— Start of Raw records —
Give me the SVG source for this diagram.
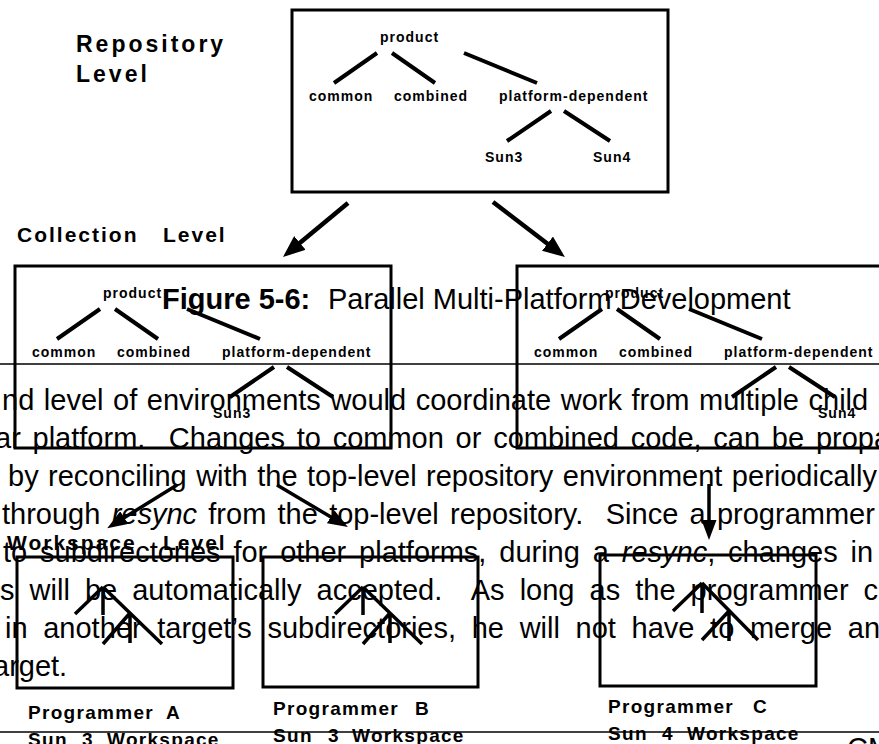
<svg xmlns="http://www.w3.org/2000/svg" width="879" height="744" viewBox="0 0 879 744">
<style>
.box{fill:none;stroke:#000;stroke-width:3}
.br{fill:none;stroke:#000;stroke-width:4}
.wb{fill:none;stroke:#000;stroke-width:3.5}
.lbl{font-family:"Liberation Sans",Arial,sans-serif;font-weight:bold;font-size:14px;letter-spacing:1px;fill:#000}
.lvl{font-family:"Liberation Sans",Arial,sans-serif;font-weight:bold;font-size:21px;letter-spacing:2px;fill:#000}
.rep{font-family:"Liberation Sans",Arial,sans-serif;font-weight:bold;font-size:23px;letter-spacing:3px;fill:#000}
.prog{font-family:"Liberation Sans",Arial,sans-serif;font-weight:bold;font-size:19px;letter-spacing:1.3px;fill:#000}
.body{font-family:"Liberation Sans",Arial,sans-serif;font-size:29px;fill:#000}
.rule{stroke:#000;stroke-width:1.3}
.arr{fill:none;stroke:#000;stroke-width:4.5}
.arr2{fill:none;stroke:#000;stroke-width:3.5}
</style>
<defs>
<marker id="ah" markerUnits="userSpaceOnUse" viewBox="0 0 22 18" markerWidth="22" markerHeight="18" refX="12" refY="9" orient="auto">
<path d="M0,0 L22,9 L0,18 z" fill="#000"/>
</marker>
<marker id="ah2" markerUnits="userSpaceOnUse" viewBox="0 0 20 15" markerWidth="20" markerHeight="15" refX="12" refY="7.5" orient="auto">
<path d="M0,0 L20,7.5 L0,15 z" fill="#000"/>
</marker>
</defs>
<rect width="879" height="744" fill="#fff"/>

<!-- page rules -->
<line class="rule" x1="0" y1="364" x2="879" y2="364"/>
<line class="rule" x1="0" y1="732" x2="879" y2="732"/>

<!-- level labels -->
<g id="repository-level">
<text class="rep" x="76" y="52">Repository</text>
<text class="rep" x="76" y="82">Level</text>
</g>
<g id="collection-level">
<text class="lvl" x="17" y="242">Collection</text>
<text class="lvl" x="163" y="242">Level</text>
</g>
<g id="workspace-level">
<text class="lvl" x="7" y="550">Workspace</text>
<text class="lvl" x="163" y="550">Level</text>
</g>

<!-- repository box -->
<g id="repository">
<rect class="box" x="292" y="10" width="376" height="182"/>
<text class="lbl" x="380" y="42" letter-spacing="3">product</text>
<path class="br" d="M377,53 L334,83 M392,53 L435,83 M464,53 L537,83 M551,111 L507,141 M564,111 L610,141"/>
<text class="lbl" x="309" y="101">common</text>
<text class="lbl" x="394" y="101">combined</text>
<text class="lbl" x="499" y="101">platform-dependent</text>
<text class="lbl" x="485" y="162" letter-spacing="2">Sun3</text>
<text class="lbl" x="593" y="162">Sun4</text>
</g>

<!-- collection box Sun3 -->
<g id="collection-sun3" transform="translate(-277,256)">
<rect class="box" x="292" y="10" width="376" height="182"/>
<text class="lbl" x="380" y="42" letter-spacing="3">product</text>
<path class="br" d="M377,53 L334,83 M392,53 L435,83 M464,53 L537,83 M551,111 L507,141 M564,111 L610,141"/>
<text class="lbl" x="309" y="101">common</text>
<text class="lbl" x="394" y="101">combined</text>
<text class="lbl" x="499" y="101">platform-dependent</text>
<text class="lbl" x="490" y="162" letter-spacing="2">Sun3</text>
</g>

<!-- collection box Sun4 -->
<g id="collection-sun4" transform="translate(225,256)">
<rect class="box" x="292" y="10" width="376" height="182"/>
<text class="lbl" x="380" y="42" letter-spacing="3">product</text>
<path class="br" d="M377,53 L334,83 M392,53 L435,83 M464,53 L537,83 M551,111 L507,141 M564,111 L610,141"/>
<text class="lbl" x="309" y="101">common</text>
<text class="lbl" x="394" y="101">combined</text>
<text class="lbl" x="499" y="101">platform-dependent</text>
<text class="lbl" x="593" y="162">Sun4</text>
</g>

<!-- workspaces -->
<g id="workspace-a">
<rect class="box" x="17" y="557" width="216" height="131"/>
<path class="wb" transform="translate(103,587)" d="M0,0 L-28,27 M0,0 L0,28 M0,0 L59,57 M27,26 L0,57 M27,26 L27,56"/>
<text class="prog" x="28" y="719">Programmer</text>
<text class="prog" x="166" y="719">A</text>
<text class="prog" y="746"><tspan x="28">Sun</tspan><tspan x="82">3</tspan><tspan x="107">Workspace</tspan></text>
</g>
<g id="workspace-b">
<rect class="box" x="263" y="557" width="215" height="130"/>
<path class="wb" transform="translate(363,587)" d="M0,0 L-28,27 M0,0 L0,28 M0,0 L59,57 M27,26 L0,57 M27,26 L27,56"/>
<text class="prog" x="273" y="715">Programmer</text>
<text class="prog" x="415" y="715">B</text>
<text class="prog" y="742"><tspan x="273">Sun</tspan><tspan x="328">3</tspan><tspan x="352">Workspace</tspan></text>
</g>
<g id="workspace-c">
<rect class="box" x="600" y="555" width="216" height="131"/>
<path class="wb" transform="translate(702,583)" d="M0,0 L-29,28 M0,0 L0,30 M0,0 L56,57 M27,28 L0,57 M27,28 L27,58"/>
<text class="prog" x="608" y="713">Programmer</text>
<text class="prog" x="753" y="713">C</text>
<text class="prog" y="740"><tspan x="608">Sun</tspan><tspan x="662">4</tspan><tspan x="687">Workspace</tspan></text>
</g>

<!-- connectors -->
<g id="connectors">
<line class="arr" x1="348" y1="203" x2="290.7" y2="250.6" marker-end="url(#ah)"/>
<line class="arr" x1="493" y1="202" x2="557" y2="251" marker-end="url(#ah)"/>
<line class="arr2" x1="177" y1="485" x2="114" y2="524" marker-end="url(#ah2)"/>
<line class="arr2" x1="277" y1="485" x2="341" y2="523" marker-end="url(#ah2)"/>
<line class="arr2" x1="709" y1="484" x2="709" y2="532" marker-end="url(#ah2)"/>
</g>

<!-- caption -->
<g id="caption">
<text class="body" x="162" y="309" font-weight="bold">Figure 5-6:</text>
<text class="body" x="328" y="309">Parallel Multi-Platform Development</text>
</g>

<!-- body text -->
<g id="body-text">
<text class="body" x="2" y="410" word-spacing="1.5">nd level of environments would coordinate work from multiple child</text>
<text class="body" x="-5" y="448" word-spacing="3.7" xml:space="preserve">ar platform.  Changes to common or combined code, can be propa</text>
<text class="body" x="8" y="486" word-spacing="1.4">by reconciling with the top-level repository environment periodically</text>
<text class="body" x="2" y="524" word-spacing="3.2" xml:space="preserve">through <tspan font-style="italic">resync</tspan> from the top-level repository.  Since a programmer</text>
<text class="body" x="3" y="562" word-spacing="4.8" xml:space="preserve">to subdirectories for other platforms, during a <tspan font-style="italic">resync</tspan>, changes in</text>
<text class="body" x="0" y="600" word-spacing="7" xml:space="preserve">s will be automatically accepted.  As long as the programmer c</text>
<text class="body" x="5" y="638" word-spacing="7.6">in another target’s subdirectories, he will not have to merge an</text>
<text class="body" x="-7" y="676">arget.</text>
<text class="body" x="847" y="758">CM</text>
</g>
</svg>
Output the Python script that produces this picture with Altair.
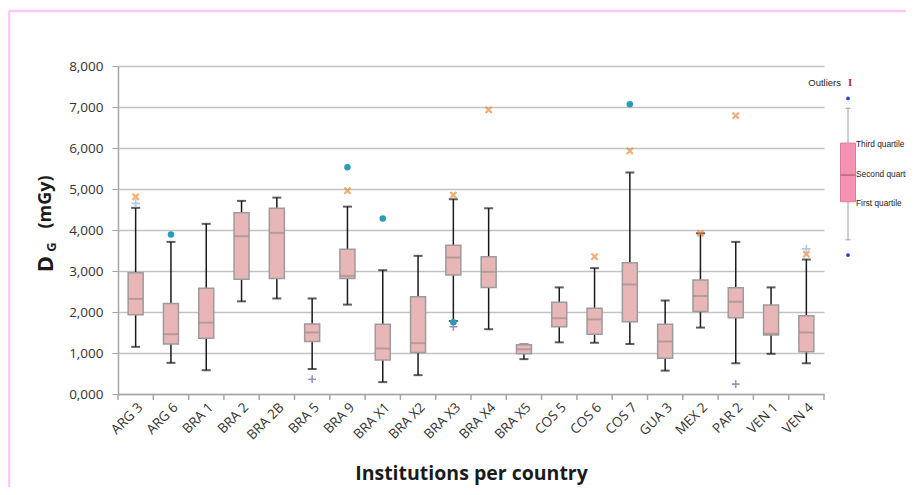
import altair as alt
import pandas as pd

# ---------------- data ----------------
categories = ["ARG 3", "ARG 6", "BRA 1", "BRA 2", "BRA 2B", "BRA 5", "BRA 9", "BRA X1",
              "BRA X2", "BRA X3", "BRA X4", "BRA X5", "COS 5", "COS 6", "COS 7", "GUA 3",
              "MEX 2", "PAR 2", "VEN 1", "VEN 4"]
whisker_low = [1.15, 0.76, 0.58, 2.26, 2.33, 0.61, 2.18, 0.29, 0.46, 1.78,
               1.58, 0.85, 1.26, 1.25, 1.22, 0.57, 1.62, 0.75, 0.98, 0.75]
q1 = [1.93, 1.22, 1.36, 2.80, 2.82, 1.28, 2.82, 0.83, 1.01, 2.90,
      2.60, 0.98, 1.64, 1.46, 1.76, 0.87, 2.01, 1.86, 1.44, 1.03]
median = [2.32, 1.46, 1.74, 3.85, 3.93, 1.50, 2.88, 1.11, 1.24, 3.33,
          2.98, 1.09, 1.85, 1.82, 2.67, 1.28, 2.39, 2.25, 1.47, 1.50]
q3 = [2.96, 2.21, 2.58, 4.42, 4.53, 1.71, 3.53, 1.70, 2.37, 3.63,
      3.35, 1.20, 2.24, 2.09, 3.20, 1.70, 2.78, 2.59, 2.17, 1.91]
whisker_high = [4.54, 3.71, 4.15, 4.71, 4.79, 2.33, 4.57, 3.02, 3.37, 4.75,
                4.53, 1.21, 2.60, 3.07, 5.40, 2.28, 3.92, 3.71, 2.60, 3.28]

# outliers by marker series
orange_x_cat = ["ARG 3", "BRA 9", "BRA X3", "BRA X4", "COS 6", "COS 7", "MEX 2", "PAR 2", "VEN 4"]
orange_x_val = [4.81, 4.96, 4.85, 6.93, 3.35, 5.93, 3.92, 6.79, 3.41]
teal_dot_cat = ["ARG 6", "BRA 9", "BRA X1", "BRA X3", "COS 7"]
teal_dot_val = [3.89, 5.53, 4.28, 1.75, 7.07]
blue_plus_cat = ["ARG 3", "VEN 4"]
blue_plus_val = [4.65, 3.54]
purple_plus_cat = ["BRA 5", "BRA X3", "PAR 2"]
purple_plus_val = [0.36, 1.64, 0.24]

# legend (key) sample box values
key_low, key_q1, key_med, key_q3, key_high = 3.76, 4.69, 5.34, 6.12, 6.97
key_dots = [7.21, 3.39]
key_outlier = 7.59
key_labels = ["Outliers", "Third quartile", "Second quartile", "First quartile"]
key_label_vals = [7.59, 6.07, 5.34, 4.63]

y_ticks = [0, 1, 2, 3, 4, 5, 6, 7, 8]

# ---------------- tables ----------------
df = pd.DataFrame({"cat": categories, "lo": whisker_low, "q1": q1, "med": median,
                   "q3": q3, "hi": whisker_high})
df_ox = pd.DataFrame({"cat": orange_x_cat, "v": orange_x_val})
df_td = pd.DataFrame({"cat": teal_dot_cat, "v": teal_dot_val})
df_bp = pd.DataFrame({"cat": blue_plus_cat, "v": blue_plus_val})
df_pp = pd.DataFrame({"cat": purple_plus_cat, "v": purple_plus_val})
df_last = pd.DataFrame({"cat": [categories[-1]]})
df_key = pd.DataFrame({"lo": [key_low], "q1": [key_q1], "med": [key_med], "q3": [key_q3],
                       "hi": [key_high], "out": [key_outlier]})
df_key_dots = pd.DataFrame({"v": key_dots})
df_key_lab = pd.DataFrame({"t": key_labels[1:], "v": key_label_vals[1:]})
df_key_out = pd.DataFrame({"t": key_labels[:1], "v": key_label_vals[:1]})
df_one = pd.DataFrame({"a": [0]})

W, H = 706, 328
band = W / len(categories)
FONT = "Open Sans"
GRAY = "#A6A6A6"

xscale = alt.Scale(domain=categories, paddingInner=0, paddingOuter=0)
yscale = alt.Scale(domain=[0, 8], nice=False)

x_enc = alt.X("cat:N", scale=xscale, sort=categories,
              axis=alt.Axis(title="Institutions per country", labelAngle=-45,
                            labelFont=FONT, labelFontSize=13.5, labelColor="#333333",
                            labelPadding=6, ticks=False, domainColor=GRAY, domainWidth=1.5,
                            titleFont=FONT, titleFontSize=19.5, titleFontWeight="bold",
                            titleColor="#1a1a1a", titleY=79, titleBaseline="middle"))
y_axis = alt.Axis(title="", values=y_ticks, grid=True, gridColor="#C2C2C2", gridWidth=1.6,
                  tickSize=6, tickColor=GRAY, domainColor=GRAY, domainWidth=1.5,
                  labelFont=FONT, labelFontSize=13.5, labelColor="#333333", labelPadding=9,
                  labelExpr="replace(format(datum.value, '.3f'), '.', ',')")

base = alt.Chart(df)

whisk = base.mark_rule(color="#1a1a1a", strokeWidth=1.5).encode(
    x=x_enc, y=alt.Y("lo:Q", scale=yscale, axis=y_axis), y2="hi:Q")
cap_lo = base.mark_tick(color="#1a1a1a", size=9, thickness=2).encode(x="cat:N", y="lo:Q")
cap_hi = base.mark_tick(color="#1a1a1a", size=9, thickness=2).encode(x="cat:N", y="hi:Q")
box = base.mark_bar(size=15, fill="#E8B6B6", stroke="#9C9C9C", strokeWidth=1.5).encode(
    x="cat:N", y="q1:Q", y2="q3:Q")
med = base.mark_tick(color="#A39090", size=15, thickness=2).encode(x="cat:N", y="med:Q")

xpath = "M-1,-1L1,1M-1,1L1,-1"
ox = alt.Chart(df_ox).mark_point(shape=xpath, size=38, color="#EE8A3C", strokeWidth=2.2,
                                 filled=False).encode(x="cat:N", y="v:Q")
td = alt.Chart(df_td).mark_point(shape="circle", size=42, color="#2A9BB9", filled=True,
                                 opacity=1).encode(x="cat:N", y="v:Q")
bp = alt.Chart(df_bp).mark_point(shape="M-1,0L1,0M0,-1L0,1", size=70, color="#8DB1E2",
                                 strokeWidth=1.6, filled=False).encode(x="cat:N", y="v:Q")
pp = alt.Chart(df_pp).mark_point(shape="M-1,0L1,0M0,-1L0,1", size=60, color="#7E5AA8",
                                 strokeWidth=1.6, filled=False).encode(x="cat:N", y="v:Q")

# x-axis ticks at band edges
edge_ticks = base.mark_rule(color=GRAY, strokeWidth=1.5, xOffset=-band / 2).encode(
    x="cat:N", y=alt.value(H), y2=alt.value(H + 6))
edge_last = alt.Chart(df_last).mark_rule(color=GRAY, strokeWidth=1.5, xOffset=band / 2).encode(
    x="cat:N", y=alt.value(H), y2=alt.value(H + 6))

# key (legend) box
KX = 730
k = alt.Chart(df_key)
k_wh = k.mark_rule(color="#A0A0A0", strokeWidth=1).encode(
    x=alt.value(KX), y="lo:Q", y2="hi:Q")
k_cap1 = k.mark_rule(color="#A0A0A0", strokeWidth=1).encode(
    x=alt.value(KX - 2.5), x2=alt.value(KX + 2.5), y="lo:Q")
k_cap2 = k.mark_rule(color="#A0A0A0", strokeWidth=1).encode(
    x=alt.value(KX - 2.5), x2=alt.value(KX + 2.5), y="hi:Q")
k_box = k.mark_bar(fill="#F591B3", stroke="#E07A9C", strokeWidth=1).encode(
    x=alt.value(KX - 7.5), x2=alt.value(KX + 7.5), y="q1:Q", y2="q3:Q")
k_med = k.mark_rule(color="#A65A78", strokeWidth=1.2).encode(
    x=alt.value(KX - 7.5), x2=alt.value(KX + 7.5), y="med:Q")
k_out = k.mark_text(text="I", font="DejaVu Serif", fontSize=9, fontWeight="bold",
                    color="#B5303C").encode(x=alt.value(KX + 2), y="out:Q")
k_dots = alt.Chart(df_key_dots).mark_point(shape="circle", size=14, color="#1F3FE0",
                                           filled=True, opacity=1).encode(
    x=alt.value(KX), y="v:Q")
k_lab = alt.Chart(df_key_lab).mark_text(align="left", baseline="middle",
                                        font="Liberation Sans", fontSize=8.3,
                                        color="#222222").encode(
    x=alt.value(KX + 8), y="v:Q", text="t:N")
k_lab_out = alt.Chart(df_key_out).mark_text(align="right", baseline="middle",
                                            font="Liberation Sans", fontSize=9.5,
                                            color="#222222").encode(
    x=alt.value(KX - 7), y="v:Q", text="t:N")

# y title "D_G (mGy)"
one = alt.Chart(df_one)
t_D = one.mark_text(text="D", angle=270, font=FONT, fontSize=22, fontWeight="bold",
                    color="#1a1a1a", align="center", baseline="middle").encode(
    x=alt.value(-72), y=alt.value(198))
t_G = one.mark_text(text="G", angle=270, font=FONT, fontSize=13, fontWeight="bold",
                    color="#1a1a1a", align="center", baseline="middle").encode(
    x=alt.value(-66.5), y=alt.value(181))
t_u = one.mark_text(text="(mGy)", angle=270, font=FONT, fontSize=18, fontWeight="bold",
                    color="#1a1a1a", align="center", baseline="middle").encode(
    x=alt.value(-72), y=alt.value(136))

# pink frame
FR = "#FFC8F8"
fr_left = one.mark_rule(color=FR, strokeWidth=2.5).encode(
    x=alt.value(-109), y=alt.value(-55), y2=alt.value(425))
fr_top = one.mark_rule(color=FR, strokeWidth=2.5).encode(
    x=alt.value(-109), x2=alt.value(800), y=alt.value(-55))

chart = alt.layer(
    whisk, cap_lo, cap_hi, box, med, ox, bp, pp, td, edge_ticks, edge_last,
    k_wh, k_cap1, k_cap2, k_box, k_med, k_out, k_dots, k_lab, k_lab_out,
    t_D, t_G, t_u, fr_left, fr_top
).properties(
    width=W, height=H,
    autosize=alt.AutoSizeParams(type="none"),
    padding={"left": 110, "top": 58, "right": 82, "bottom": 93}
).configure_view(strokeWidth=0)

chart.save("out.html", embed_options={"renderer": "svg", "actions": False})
— End of Raw records —
Above are some records; extract exactly the lines from the one containing "Output the Python" through the one containing "import pandas as pd" and drop the pictures.

Output the Python script that produces this picture with Altair.
import altair as alt
import pandas as pd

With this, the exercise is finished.